1. Field of the Invention
This invention relates in general to solder printing apparatus for the manufacture of portable products and specifically to solder printing apparatus for processing flexible tapes.
2. Description of the Related Art
In the expanding world of consumer electronics, the manufacture of portable products such as cellular telephones and pagers requires that the product designers incorporate the maximum performance into the least space and at the lowest cost. To fulfill the performance requirements of such products, yet remain small and affordable, a blend of highly integrated silicon and software, chip packaging, circuit board technologies and flexible circuits are commonly used.
Integrated circuits are the greatest enabling technology for size reduction; however, even with greater integration, circuit board technology is arguably the single factor most fundamentally affecting the level of product densification.
Manufacturing electronic circuits on rigid printed circuit boards (PCBs) is well known. The PCB, for example, is a composite of glass and epoxy, polyamide, or similar dielectric. Rigid PCBs have provided an effective manufacturing method for consumer products including cellular telephones, pagers, watches and hand-held calculators, However, as miniaturization continues to be a driving force in the technology market, new methods are under investigation to determine how to reduce the thickness of PCBs and more importantly how to manufacture new PCB technologies reliably and at low cost. As a byproduct of these investigations, engineers have turned their interest to the use of flexible substrates for carrying a multiplicity of circuits that traditionally were carried by rigid PCBs. Such substrates are constructed of, for example, polyamide, polyester, or similar material, typically having a thickness in the range of 0.0254 millimeter (0.001 inch) to 0.127 millimeter (0.005 inch), and are readily available and cost effective. Film circuitry (also known as flexible circuits) is the key to solving the related mechanical and cost issues of the manufacture of small portable products. Its cost effective construction allows for fine lines and spacing, small via interconnects, and mechanical freedom for not only two-dimensional structure but a full range of three-dimensional possibilities.
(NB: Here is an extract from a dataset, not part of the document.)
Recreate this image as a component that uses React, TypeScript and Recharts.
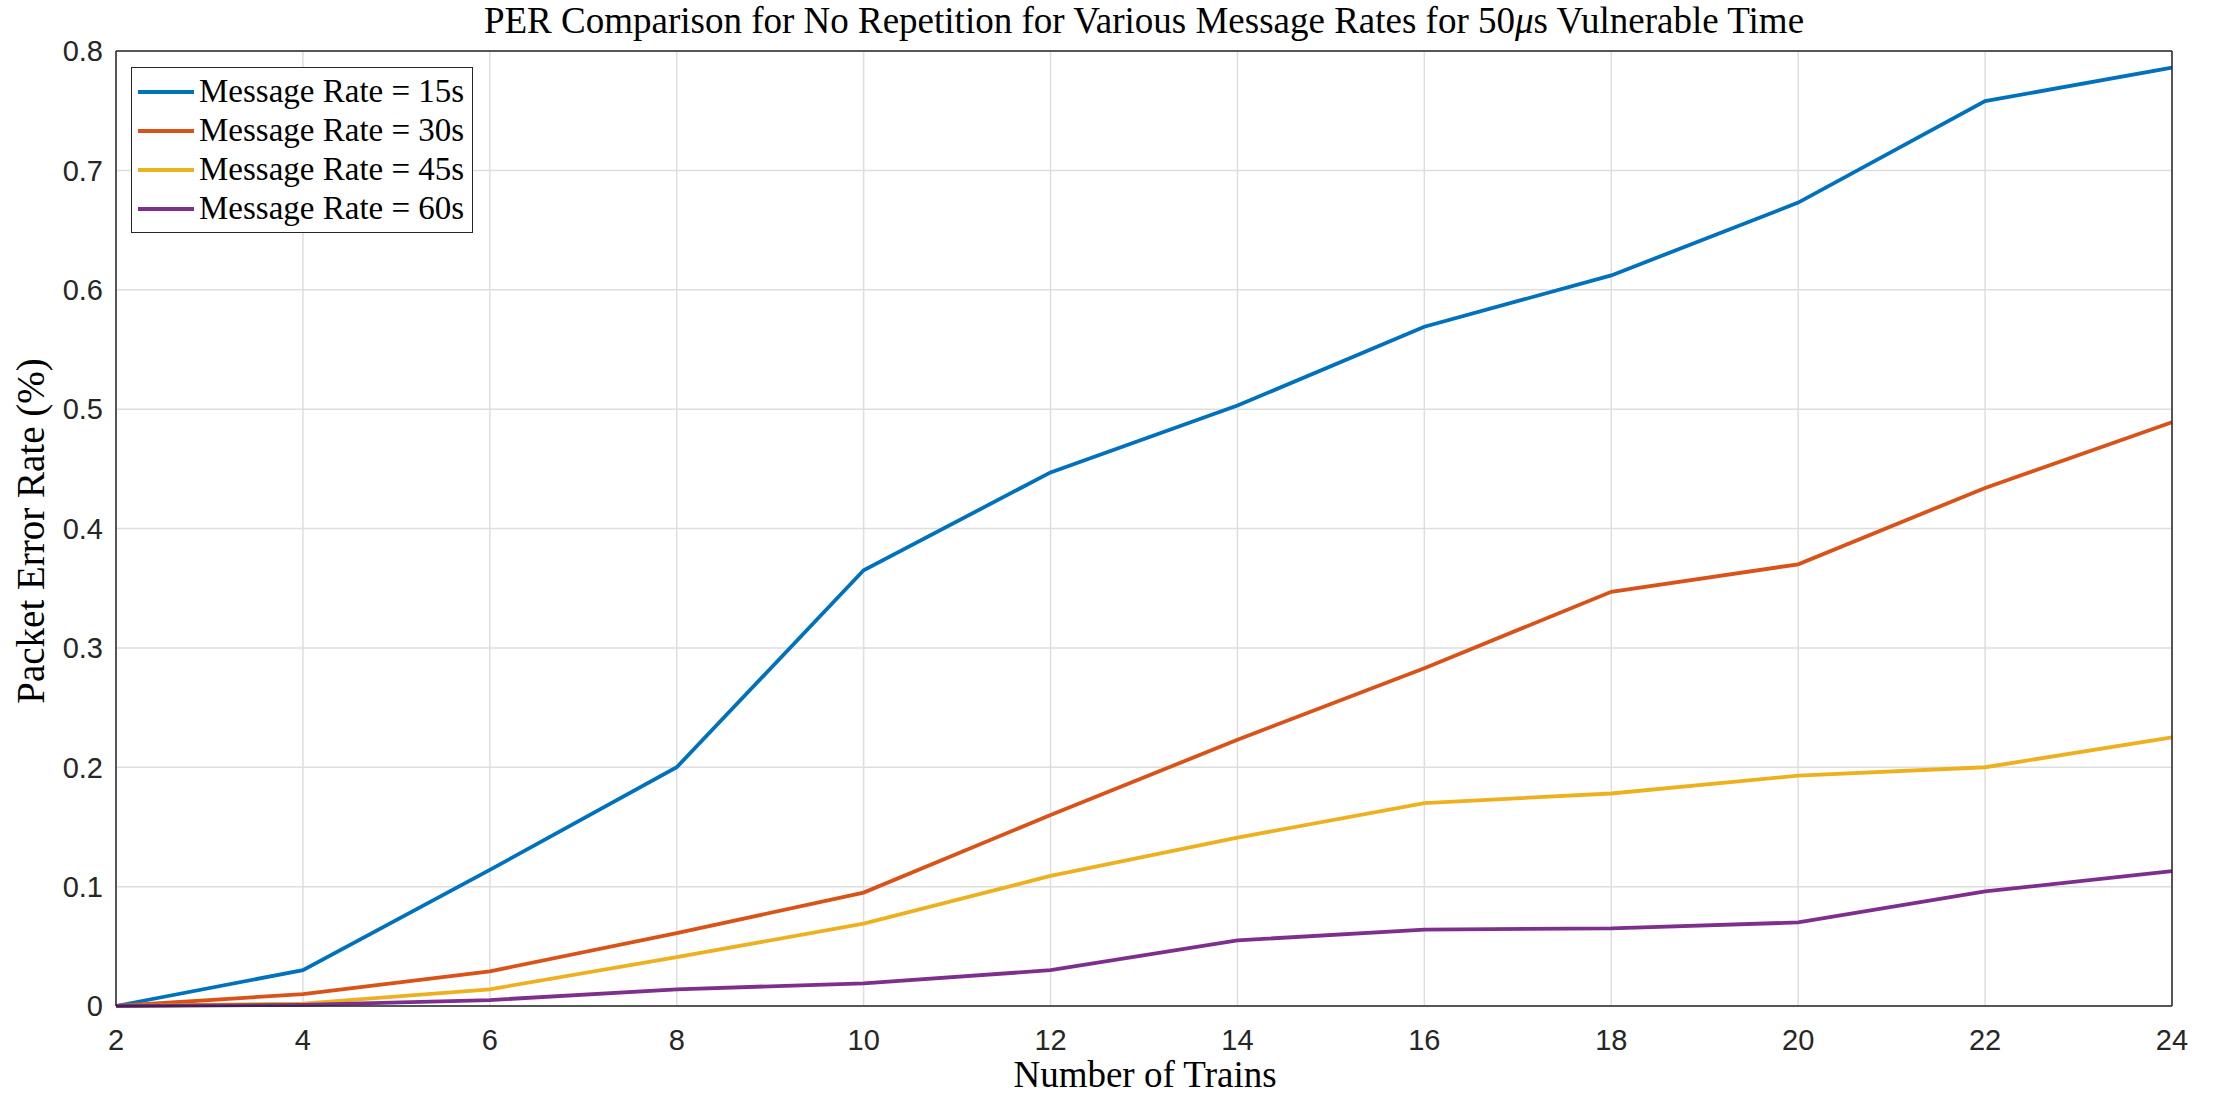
import { LineChart, Line, XAxis, YAxis, CartesianGrid, Legend } from "recharts";

// number of trains on the x axis
const trains = [2, 4, 6, 8, 10, 12, 14, 16, 18, 20, 22, 24];

// packet error rate per message rate
const rate15 = [0, 0.03, 0.114, 0.2, 0.365, 0.447, 0.503, 0.569, 0.612, 0.673, 0.758, 0.786];
const rate30 = [0, 0.01, 0.029, 0.061, 0.095, 0.16, 0.223, 0.283, 0.347, 0.37, 0.434, 0.489];
const rate45 = [0, 0.002, 0.014, 0.041, 0.069, 0.109, 0.141, 0.17, 0.178, 0.193, 0.2, 0.225];
const rate60 = [0, 0.001, 0.005, 0.014, 0.019, 0.03, 0.055, 0.064, 0.065, 0.07, 0.096, 0.113];

const xTicks = [2, 4, 6, 8, 10, 12, 14, 16, 18, 20, 22, 24];
const yTicks = [0, 0.1, 0.2, 0.3, 0.4, 0.5, 0.6, 0.7, 0.8];

const seriesNames = [
  "Message Rate = 15s",
  "Message Rate = 30s",
  "Message Rate = 45s",
  "Message Rate = 60s",
];

const data = trains.map((n, i) => ({
  n,
  r15: rate15[i],
  r30: rate30[i],
  r45: rate45[i],
  r60: rate60[i],
}));

const AXIS = "#262626";
const SERIF = "'Liberation Serif', 'Times New Roman', serif";
const SANS = "'Liberation Sans', Arial, sans-serif";

const renderLegend = (props: any) => {
  const { payload } = props;
  return (
    <div
      style={{
        border: `1.5px solid ${AXIS}`,
        background: "#fff",
        width: 342,
        padding: "4px 0 4px 0",
        boxSizing: "border-box",
      }}
    >
      {payload.map((entry: any, i: number) => (
        <div
          key={`leg-${i}`}
          style={{ display: "flex", alignItems: "center", height: 39 }}
        >
          <div
            style={{
              width: 56,
              height: 4,
              background: entry.color,
              marginLeft: 6,
              marginRight: 5,
            }}
          />
          <span
            style={{
              fontFamily: SERIF,
              fontSize: 33,
              color: "#000",
              lineHeight: "39px",
              whiteSpace: "nowrap",
            }}
          >
            {entry.value}
          </span>
        </div>
      ))}
    </div>
  );
};

export default function App() {
  const tickStyle = { fontFamily: SANS, fontSize: 29, fill: AXIS };
  const edge = { stroke: AXIS, strokeWidth: 1.5 };
  return (
    <div
      style={{
        position: "absolute",
        left: 0,
        top: 0,
        width: 2216,
        height: 1095,
        background: "#fff",
      }}
    >
      <LineChart
        width={2216}
        height={1095}
        data={data}
        margin={{ top: 51, right: 44, bottom: 88, left: 115 }}
      >
        <CartesianGrid xAxisId="b" yAxisId="l" stroke="#dedede" strokeWidth={1.5} />
        <XAxis
          xAxisId="b"
          dataKey="n"
          type="number"
          domain={[2, 24]}
          ticks={xTicks}
          height={1}
          tickSize={0}
          tickMargin={23}
          tickLine={false}
          axisLine={edge}
          tick={tickStyle}
          interval={0}
        />
        <XAxis
          xAxisId="b2"
          dataKey="n"
          type="number"
          domain={[2, 24]}
          ticks={xTicks}
          height={1}
          mirror
          tickSize={20}
          tick={false}
          axisLine={false}
          tickLine={edge}
          interval={0}
        />
        <XAxis
          xAxisId="t"
          orientation="top"
          dataKey="n"
          type="number"
          domain={[2, 24]}
          ticks={xTicks}
          height={1}
          mirror
          tickSize={20}
          tick={false}
          axisLine={edge}
          tickLine={edge}
          interval={0}
        />
        <YAxis
          yAxisId="l"
          type="number"
          domain={[0, 0.8]}
          ticks={yTicks}
          width={1}
          tickSize={0}
          tickMargin={13}
          tickLine={false}
          axisLine={edge}
          tick={tickStyle}
          interval={0}
        />
        <YAxis
          yAxisId="l2"
          type="number"
          domain={[0, 0.8]}
          ticks={yTicks}
          width={1}
          mirror
          tickSize={20}
          tick={false}
          axisLine={false}
          tickLine={edge}
          interval={0}
        />
        <YAxis
          yAxisId="r"
          orientation="right"
          type="number"
          domain={[0, 0.8]}
          ticks={yTicks}
          width={1}
          mirror
          tickSize={20}
          tick={false}
          axisLine={edge}
          tickLine={edge}
          interval={0}
        />
        <Line xAxisId="b" yAxisId="l" type="linear" dataKey="r15" name={seriesNames[0]} stroke="#0072BD" strokeWidth={3.8} dot={false} isAnimationActive={false} />
        <Line xAxisId="b" yAxisId="l" type="linear" dataKey="r30" name={seriesNames[1]} stroke="#D95319" strokeWidth={3.8} dot={false} isAnimationActive={false} />
        <Line xAxisId="b" yAxisId="l" type="linear" dataKey="r45" name={seriesNames[2]} stroke="#EDB120" strokeWidth={3.8} dot={false} isAnimationActive={false} />
        <Line xAxisId="b" yAxisId="l" type="linear" dataKey="r60" name={seriesNames[3]} stroke="#7E2F8E" strokeWidth={3.8} dot={false} isAnimationActive={false} />
        <Legend
          content={renderLegend}
          layout="vertical"
          align="center"
          verticalAlign="middle"
          wrapperStyle={{ left: 131, top: 67, width: 342 }}
        />
      </LineChart>
      <svg
        width={2216}
        height={1095}
        style={{ position: "absolute", left: 0, top: 0, pointerEvents: "none" }}
      >
        <text x={1144} y={33} textAnchor="middle" fontFamily={SERIF} fontSize={37} fill="#000">
          PER Comparison for No Repetition for Various Message Rates for 50
          <tspan fontStyle="italic">μ</tspan>s Vulnerable Time
        </text>
        <text x={1145} y={1087} textAnchor="middle" fontFamily={SERIF} fontSize={37} fill="#000">
          Number of Trains
        </text>
        <text
          x={44}
          y={531}
          textAnchor="middle"
          fontFamily={SERIF}
          fontSize={39}
          fill="#000"
          transform="rotate(-90 44 531)"
        >
          Packet Error Rate (%)
        </text>
      </svg>
    </div>
  );
}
Although flexible circuits have the attractive feature of being inexpensive, their lack of rigidity has made manufacturability a complex challenge. Presently, the manufacture of dense circuits, which include fine-pitch surface mount devices, is expensive and not easily repeatable in a reliable fashion over large volumes of flexible circuits. Due to the inherent flexibility of the flexible circuitry, it is very difficult to use standard manufacturing printing processes. Currently available solder stencil printing equipment is capable of running rigid substrates with or without a carrier (i.e. boat, pallet) by utilizing a conveyorized material handling system. Substrates are moved into a working area from an external location, positioned, printed and the completed circuits are removed by a conveyorized system. It is possible, but very difficult, to adapt a conventional printing equipment for flexible circuitry. The design will be complex in order to hold the flexible tape flat and allow for advancing and steering of the flexible tape during normal operation. In any precise continuous tape application it is required that the flexible tape is maintained under constant tension during handling and/or printing.
There are several key challenges relating to continuous flexible tape advancement, printing and surface mount device (SMD) assembly of flexible circuits. One challenge is the advancement of the flexible flexible tape accurately under low tension in a continuous format without having sprocket holes on the exterior of the active circuitry. Another challenge is diverting the flexible circuits before and after the one being printed away from the solder stencil. A third challenge is keeping the flexible tape flat while allowing for smooth flexible tape advancement and steering. Another challenge is using standard solder printing equipment with a minimum of modification. A last challenge is using easy and cost effective methods to install onto printers that have a standard conveyor system.
What is needed is a design consistent with the transport mechanics and dimensional stability that is required by the existing manufacturing process equipment which also meets the key challenges previously mentioned.